Available data:
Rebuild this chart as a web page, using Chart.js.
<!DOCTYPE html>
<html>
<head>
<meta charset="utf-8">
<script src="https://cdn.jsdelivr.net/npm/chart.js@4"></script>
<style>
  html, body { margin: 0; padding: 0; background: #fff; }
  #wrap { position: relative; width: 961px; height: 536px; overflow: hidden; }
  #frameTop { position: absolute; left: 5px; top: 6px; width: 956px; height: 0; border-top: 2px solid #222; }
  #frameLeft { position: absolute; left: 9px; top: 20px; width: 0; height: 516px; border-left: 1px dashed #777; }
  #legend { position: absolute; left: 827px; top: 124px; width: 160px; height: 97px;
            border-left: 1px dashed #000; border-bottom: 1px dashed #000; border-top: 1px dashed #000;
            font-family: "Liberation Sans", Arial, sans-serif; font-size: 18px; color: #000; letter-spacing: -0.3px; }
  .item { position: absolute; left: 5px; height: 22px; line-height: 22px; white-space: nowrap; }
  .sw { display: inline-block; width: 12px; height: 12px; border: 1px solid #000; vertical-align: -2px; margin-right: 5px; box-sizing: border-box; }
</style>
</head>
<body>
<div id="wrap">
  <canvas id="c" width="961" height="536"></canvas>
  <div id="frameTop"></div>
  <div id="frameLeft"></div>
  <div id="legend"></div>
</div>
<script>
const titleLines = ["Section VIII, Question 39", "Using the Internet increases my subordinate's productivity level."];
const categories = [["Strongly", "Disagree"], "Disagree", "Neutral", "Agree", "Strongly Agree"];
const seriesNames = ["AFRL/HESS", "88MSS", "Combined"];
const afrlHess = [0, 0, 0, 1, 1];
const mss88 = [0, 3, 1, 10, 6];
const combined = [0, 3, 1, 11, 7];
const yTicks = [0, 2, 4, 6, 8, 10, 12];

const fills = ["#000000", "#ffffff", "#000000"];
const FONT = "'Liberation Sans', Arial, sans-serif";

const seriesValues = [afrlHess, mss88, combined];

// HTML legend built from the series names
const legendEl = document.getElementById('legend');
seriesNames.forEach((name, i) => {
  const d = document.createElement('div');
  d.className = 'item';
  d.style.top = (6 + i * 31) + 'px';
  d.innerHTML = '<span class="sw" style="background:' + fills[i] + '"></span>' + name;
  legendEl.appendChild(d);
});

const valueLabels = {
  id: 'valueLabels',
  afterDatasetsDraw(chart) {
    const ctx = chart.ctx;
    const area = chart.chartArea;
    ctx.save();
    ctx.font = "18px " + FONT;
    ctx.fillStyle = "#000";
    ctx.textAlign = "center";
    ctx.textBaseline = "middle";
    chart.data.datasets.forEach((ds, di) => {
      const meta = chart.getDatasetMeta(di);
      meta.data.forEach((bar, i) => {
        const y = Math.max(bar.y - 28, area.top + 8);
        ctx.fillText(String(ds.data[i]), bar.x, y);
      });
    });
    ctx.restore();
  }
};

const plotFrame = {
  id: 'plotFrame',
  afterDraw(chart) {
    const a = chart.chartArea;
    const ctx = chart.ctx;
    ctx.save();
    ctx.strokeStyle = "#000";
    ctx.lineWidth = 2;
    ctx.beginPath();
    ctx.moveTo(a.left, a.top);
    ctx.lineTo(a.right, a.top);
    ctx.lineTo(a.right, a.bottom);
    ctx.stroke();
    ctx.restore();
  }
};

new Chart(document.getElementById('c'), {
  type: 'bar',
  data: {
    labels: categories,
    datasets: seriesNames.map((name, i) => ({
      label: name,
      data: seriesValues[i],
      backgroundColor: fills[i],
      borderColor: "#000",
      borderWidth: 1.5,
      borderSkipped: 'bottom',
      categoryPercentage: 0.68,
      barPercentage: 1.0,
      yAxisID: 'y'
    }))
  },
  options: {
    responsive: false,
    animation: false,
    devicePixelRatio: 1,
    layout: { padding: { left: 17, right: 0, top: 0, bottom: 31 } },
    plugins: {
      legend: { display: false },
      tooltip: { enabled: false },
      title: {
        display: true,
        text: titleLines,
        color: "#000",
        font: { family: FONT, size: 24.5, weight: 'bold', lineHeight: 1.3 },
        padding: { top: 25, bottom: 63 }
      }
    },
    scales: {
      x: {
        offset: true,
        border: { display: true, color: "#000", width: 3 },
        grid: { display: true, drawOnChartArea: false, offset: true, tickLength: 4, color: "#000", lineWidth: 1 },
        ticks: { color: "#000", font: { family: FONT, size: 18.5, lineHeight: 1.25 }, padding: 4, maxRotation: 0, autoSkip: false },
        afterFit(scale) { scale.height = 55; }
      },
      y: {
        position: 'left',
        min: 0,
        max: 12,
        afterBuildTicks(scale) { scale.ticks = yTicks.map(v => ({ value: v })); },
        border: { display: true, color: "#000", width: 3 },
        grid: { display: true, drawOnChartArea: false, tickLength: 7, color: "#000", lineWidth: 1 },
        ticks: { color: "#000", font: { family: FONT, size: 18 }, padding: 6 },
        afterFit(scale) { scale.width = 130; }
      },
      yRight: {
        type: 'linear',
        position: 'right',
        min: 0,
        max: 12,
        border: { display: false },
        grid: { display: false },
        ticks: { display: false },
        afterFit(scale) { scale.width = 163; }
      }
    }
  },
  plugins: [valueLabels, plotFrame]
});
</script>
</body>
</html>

...

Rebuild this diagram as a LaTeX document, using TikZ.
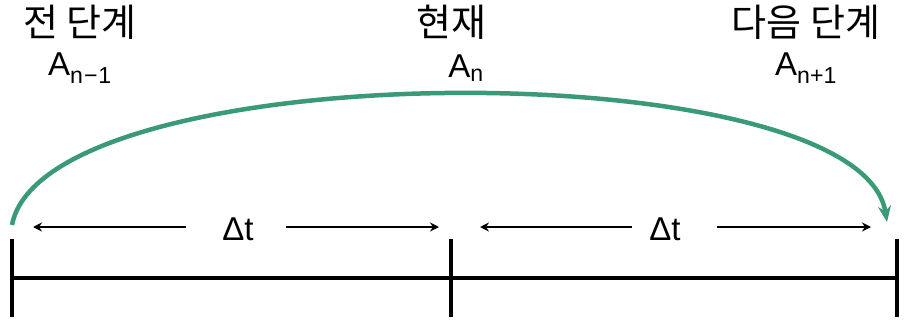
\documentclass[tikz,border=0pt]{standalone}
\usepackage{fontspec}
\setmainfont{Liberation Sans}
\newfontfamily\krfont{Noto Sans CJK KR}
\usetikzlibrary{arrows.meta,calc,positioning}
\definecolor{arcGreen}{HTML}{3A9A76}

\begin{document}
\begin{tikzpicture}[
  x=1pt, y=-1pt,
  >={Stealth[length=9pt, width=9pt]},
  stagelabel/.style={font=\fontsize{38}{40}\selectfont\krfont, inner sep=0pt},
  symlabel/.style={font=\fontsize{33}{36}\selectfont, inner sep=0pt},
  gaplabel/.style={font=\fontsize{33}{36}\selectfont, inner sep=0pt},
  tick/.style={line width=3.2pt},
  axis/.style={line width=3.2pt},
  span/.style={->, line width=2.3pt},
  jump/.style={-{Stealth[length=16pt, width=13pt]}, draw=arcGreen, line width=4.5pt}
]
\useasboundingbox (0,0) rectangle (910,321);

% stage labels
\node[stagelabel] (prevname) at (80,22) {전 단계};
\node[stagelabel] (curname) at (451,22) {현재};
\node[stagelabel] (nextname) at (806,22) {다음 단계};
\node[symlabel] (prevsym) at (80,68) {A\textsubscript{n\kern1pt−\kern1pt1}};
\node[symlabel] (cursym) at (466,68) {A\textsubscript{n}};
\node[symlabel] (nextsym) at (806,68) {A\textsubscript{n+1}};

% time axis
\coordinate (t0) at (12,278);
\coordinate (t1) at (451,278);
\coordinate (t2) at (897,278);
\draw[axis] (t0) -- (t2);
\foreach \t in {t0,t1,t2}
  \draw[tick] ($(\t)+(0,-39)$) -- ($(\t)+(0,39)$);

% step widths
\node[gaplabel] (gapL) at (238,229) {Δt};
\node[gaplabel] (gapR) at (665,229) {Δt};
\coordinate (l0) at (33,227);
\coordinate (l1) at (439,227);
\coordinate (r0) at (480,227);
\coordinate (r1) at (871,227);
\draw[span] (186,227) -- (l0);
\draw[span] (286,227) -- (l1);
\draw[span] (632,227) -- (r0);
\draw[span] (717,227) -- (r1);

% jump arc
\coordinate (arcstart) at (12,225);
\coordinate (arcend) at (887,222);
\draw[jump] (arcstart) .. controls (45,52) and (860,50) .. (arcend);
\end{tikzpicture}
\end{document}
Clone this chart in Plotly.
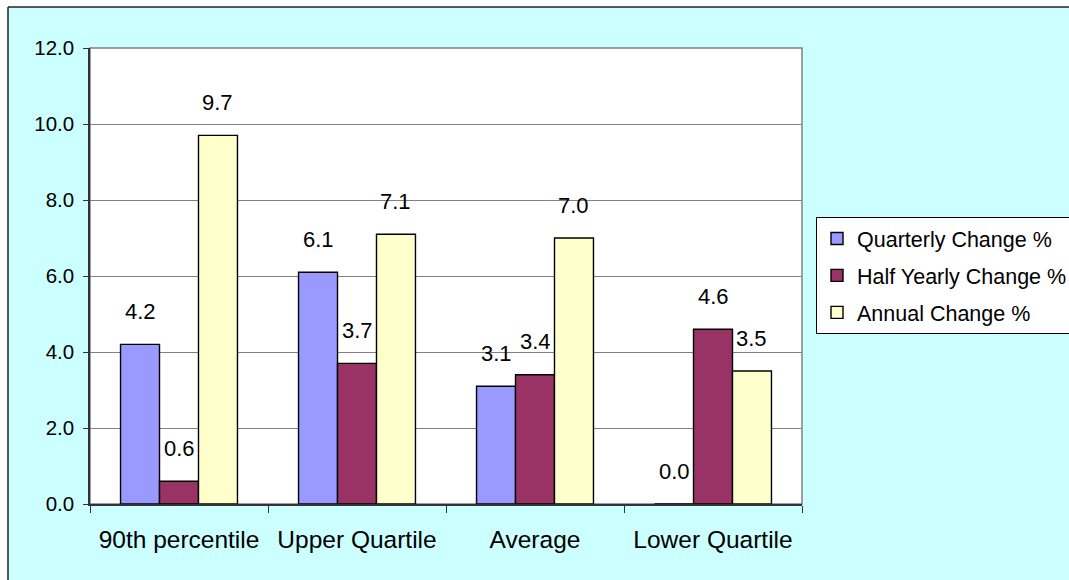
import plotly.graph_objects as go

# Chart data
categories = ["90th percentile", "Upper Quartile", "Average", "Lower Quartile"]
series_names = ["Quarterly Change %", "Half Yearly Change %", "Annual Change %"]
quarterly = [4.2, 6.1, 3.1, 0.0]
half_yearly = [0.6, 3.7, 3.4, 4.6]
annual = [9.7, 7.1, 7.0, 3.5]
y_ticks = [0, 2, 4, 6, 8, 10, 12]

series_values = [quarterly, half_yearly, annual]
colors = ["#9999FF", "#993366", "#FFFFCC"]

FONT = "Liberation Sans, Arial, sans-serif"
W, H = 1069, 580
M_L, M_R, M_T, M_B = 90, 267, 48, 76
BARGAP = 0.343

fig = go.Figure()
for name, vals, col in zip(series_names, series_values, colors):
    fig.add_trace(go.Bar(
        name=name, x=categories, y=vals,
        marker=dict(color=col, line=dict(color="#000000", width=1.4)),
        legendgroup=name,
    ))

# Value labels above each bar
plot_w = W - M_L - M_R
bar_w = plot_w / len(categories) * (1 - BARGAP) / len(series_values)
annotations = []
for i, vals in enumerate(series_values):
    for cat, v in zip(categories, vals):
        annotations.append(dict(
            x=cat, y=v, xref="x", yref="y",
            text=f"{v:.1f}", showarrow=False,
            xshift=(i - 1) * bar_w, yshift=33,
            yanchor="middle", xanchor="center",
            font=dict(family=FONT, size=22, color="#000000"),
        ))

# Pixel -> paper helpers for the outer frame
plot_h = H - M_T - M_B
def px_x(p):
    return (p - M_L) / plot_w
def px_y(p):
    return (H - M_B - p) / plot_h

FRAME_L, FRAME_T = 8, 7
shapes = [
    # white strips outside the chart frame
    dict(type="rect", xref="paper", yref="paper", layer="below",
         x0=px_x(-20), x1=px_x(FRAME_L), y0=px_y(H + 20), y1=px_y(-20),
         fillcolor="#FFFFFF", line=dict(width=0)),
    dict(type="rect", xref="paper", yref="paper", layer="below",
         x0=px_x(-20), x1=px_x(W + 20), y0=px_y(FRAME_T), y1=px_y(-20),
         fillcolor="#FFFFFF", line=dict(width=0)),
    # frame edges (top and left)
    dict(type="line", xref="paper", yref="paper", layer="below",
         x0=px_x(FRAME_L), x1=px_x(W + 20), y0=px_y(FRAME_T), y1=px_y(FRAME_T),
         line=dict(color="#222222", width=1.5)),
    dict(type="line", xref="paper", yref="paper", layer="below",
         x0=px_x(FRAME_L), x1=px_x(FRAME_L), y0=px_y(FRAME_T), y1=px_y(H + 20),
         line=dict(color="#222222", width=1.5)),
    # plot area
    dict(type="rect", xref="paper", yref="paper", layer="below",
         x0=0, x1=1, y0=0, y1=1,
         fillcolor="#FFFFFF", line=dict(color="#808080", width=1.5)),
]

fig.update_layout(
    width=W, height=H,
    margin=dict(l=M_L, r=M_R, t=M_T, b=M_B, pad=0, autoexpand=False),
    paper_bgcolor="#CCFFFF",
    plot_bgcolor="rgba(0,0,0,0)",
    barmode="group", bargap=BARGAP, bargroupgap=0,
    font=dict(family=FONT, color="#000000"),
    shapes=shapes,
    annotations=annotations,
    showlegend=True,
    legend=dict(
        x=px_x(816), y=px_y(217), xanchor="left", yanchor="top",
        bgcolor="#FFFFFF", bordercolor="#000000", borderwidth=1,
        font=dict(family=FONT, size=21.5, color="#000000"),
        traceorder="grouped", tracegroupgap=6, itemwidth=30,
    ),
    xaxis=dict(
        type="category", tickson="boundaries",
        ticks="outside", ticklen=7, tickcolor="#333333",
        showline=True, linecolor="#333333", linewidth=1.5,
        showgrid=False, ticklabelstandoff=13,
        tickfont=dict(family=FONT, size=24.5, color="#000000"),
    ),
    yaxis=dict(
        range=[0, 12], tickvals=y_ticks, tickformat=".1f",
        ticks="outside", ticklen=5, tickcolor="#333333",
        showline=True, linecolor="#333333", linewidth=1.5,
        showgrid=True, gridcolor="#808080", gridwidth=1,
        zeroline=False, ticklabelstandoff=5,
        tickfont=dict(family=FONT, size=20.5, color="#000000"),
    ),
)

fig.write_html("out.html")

--

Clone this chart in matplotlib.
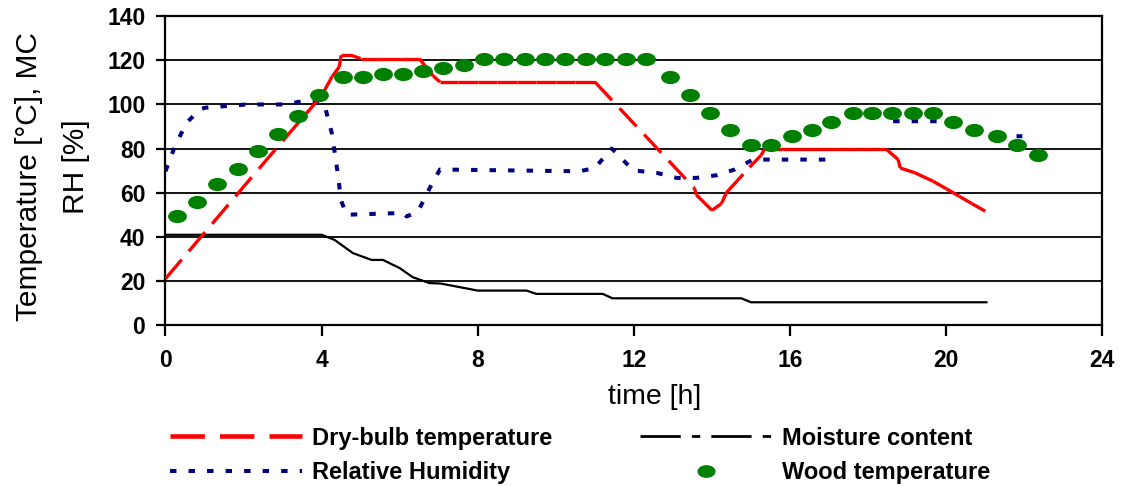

Aim: From the records above, copy only the lines running from the line holding "Clone this chart in Plotly." through the line holding "return (H - M_B - p) / plot_h", with no pictures.

Final result:
Clone this chart in Plotly.
import plotly.graph_objects as go

# Chart data
categories = ["90th percentile", "Upper Quartile", "Average", "Lower Quartile"]
series_names = ["Quarterly Change %", "Half Yearly Change %", "Annual Change %"]
quarterly = [4.2, 6.1, 3.1, 0.0]
half_yearly = [0.6, 3.7, 3.4, 4.6]
annual = [9.7, 7.1, 7.0, 3.5]
y_ticks = [0, 2, 4, 6, 8, 10, 12]

series_values = [quarterly, half_yearly, annual]
colors = ["#9999FF", "#993366", "#FFFFCC"]

FONT = "Liberation Sans, Arial, sans-serif"
W, H = 1069, 580
M_L, M_R, M_T, M_B = 90, 267, 48, 76
BARGAP = 0.343

fig = go.Figure()
for name, vals, col in zip(series_names, series_values, colors):
    fig.add_trace(go.Bar(
        name=name, x=categories, y=vals,
        marker=dict(color=col, line=dict(color="#000000", width=1.4)),
        legendgroup=name,
    ))

# Value labels above each bar
plot_w = W - M_L - M_R
bar_w = plot_w / len(categories) * (1 - BARGAP) / len(series_values)
annotations = []
for i, vals in enumerate(series_values):
    for cat, v in zip(categories, vals):
        annotations.append(dict(
            x=cat, y=v, xref="x", yref="y",
            text=f"{v:.1f}", showarrow=False,
            xshift=(i - 1) * bar_w, yshift=33,
            yanchor="middle", xanchor="center",
            font=dict(family=FONT, size=22, color="#000000"),
        ))

# Pixel -> paper helpers for the outer frame
plot_h = H - M_T - M_B
def px_x(p):
    return (p - M_L) / plot_w
def px_y(p):
    return (H - M_B - p) / plot_h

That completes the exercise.